TASK :: Working from the top of the listing below, retype each line through the line containing "right_ticks = [-15, -10, -5, 0, 5, 10, 15]", both included, with no pictures.

MATERIAL PROVIDED ::

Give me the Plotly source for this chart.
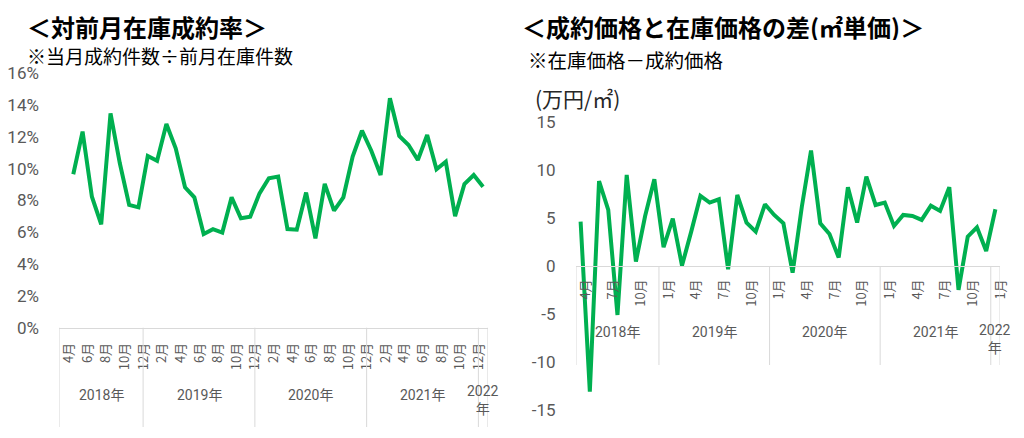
import plotly.graph_objects as go

# ---- categories ----
year_labels = ["2018年", "2019年", "2020年", "2021年", "2022<br>年"]
months_per_year = [9, 12, 12, 12, 1]
start_month = 4

# ---- series ----
# 対前月在庫成約率 (%)  Apr-2018 has no value (no previous-month inventory)
rate = [None, 9.65, 12.33, 8.24, 6.5, 13.48, 10.34, 7.72, 7.57, 10.8, 10.5,
        12.81, 11.28, 8.83, 8.2, 5.89, 6.2, 5.98, 8.2, 6.88, 6.98,
        8.45, 9.4, 9.5, 6.2, 6.16, 8.5, 5.62, 9.04, 7.36, 8.2,
        10.76, 12.39, 11.13, 9.6, 14.43, 12.06, 11.49, 10.55, 12.12, 9.96,
        10.44, 7.02, 9.04, 9.6, 8.87]
# 成約価格と在庫価格の差 (万円/㎡)
diff = [4.64, -13.09, 8.88, 5.86, -5.09, 9.51, 0.47, 5.23, 9.06, 1.97,
        4.96, 0.06, 3.6, 7.32, 6.63, 6.97, -0.33, 7.42, 4.54, 3.6,
        6.45, 5.34, 4.47, -0.68, 6.2, 12.05, 4.47, 3.36, 0.89, 8.23,
        4.54, 9.34, 6.38, 6.63, 4.19, 5.34, 5.23, 4.82, 6.31, 5.76,
        8.23, -2.48, 3.08, 4.05, 1.58, 5.93]

left_ticks = [0, 2, 4, 6, 8, 10, 12, 14, 16]
right_ticks = [-15, -10, -5, 0, 5, 10, 15]

# ---- derived category info ----
months = []
for i, n in enumerate(months_per_year):
    m0 = start_month if i == 0 else 1
    months += [m0 + k for k in range(n)]
idx = list(range(len(months)))
bounds = [-0.5]
for n in months_per_year:
    bounds.append(bounds[-1] + n)
mids = [(bounds[i] + bounds[i + 1]) / 2 for i in range(len(months_per_year))]

GREEN = "#00B050"
GRAY = "#595959"
LINE = "#D9D9D9"
NUM_FONT = "Roboto"
JP_FONT = "Noto Sans CJK JP"

# page body has an 8px margin: figure sits at (8, 8)
OFF = 8
W, H = 1008, 422


def px(x):
    return (x - OFF) / W


def py(y):
    return (OFF + H - y) / H


fig = go.Figure()
fig.add_trace(go.Scatter(x=idx, y=rate, mode="lines", xaxis="x", yaxis="y",
                         line=dict(color=GREEN, width=4), connectgaps=False,
                         showlegend=False, hoverinfo="skip"))
fig.add_trace(go.Scatter(x=idx, y=diff, mode="lines", xaxis="x2", yaxis="y2",
                         line=dict(color=GREEN, width=4),
                         showlegend=False, hoverinfo="skip"))

lt_vals = [i for i in idx if i % 2 == 0 and i < len(idx) - 1]
rt_vals = [i for i in idx if i % 3 == 0]

fig.update_layout(
    width=W, height=H, autosize=False,
    margin=dict(l=0, r=0, t=0, b=0, pad=0, autoexpand=False),
    paper_bgcolor="white", plot_bgcolor="white",
    xaxis=dict(domain=[px(59.3), px(487.7)], range=[-0.5, len(idx) - 0.5],
               tickvals=lt_vals, ticktext=[f"{months[i]}月" for i in lt_vals],
               tickangle=-90, tickfont=dict(family=JP_FONT, size=13, color=GRAY),
               ticklabelshift=5,
               showgrid=False, zeroline=False, showline=True, linecolor=LINE, linewidth=1,
               ticks="outside", ticklen=9, tickcolor="rgba(0,0,0,0)", anchor="y",
               fixedrange=True, automargin=False),
    yaxis=dict(domain=[py(327.7), py(73.3)], range=[0, 16], tickvals=left_ticks,
               ticktext=[f"{v}%" for v in left_ticks],
               tickfont=dict(family=NUM_FONT, size=17, color=GRAY),
               showgrid=False, zeroline=False, showline=False,
               ticks="outside", ticklen=16, tickcolor="rgba(0,0,0,0)", anchor="x",
               fixedrange=True, automargin=False),
    xaxis2=dict(domain=[px(576), px(1000)], range=[-0.5, len(idx) - 0.5],
                tickvals=rt_vals, ticktext=[f"{months[i]}月" for i in rt_vals],
                tickangle=-90, tickfont=dict(family=JP_FONT, size=13, color=GRAY),
                ticklabelshift=5,
                showgrid=False, zeroline=False, showline=True, linecolor=LINE, linewidth=1,
                ticks="outside", ticklen=7, tickcolor="rgba(0,0,0,0)",
                anchor="free", position=py(266.2), fixedrange=True, automargin=False),
    yaxis2=dict(domain=[py(410), py(122.3)], range=[-15, 15], tickvals=right_ticks,
                ticktext=[str(v) for v in right_ticks],
                tickfont=dict(family=NUM_FONT, size=17, color=GRAY),
                showgrid=False, zeroline=False, showline=False,
                ticks="outside", ticklen=16, tickcolor="rgba(0,0,0,0)", anchor="x2",
                fixedrange=True, automargin=False),
)

shapes = []
for b in bounds:
    shapes.append(dict(type="line", xref="x", yref="paper", x0=b, x1=b,
                       y0=py(327.7), y1=py(427), line=dict(color=LINE, width=1)))
    shapes.append(dict(type="line", xref="x2", yref="paper", x0=b, x1=b,
                       y0=py(266.2), y1=py(365), line=dict(color=LINE, width=1)))
fig.update_layout(shapes=shapes)

ann = []
for lab, m in zip(year_labels, mids):
    two = "<br>" in lab
    ann.append(dict(xref="x", yref="paper", x=m, y=py(400 if two else 395),
                    text=lab, showarrow=False, xanchor="center", yanchor="middle",
                    font=dict(family=NUM_FONT + ", " + JP_FONT, size=14, color=GRAY)))
    ann.append(dict(xref="x2", yref="paper", x=m, y=py(339 if two else 331.7),
                    text=lab, showarrow=False, xanchor="center", yanchor="middle",
                    font=dict(family=NUM_FONT + ", " + JP_FONT, size=14, color=GRAY)))

ann += [
    dict(xref="paper", yref="paper", x=px(25), y=py(26.5), xanchor="left", yanchor="middle",
         text="<b>＜対前月在庫成約率＞</b>", showarrow=False, height=27,
         font=dict(family=JP_FONT, size=24, color="black")),
    dict(xref="paper", yref="paper", x=px(25), y=py(54.5), xanchor="left", yanchor="middle",
         text="※当月成約件数÷前月在庫件数", showarrow=False, height=24,
         font=dict(family=JP_FONT, size=19, color="black")),
    dict(xref="paper", yref="paper", x=px(520), y=py(27), xanchor="left", yanchor="middle",
         text="<b>＜成約価格と在庫価格の差(㎡単価)＞</b>", showarrow=False, height=27,
         font=dict(family=JP_FONT, size=24, color="black")),
    dict(xref="paper", yref="paper", x=px(526), y=py(59), xanchor="left", yanchor="middle",
         text="※在庫価格－成約価格", showarrow=False, height=24,
         font=dict(family=JP_FONT, size=19.5, color="black")),
    dict(xref="paper", yref="paper", x=px(533), y=py(98), xanchor="left", yanchor="middle",
         text="(万円/㎡)", showarrow=False,
         font=dict(family=JP_FONT, size=21, color="#262626")),
]
fig.update_layout(annotations=ann)

fig.write_html("out.html")
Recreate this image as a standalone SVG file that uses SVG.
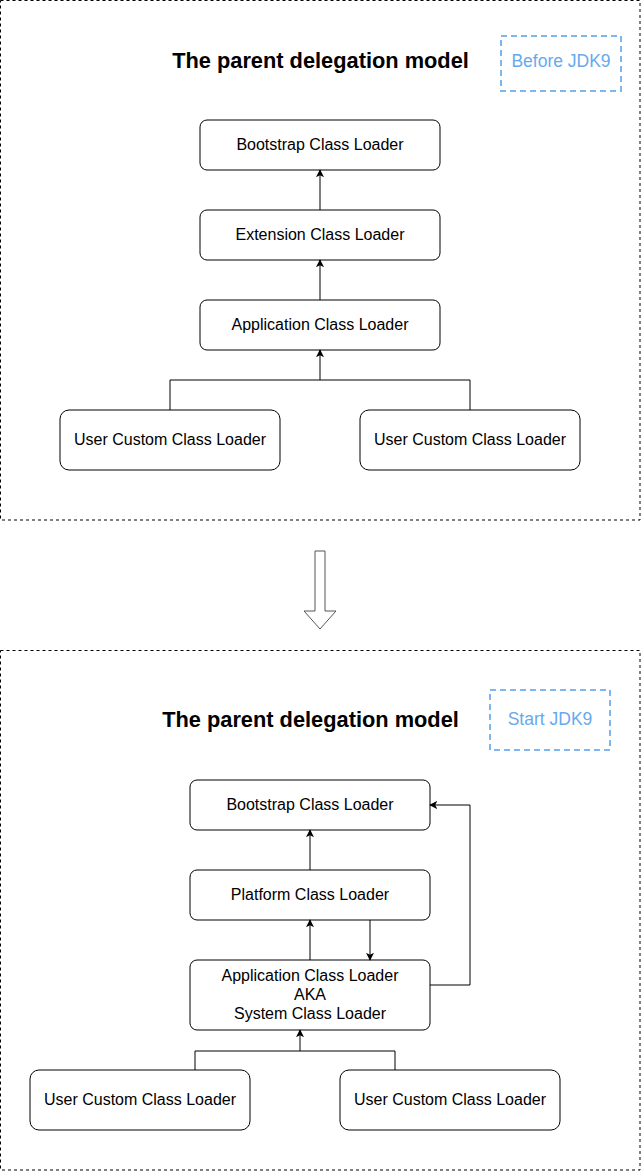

SOLUTION FOR THIS EXERCISE ::
Give me the Plotly source for this chart.
import plotly.graph_objects as go

# ---- categories ----
year_labels = ["2018年", "2019年", "2020年", "2021年", "2022<br>年"]
months_per_year = [9, 12, 12, 12, 1]
start_month = 4

# ---- series ----
# 対前月在庫成約率 (%)  Apr-2018 has no value (no previous-month inventory)
rate = [None, 9.65, 12.33, 8.24, 6.5, 13.48, 10.34, 7.72, 7.57, 10.8, 10.5,
        12.81, 11.28, 8.83, 8.2, 5.89, 6.2, 5.98, 8.2, 6.88, 6.98,
        8.45, 9.4, 9.5, 6.2, 6.16, 8.5, 5.62, 9.04, 7.36, 8.2,
        10.76, 12.39, 11.13, 9.6, 14.43, 12.06, 11.49, 10.55, 12.12, 9.96,
        10.44, 7.02, 9.04, 9.6, 8.87]
# 成約価格と在庫価格の差 (万円/㎡)
diff = [4.64, -13.09, 8.88, 5.86, -5.09, 9.51, 0.47, 5.23, 9.06, 1.97,
        4.96, 0.06, 3.6, 7.32, 6.63, 6.97, -0.33, 7.42, 4.54, 3.6,
        6.45, 5.34, 4.47, -0.68, 6.2, 12.05, 4.47, 3.36, 0.89, 8.23,
        4.54, 9.34, 6.38, 6.63, 4.19, 5.34, 5.23, 4.82, 6.31, 5.76,
        8.23, -2.48, 3.08, 4.05, 1.58, 5.93]

left_ticks = [0, 2, 4, 6, 8, 10, 12, 14, 16]
right_ticks = [-15, -10, -5, 0, 5, 10, 15]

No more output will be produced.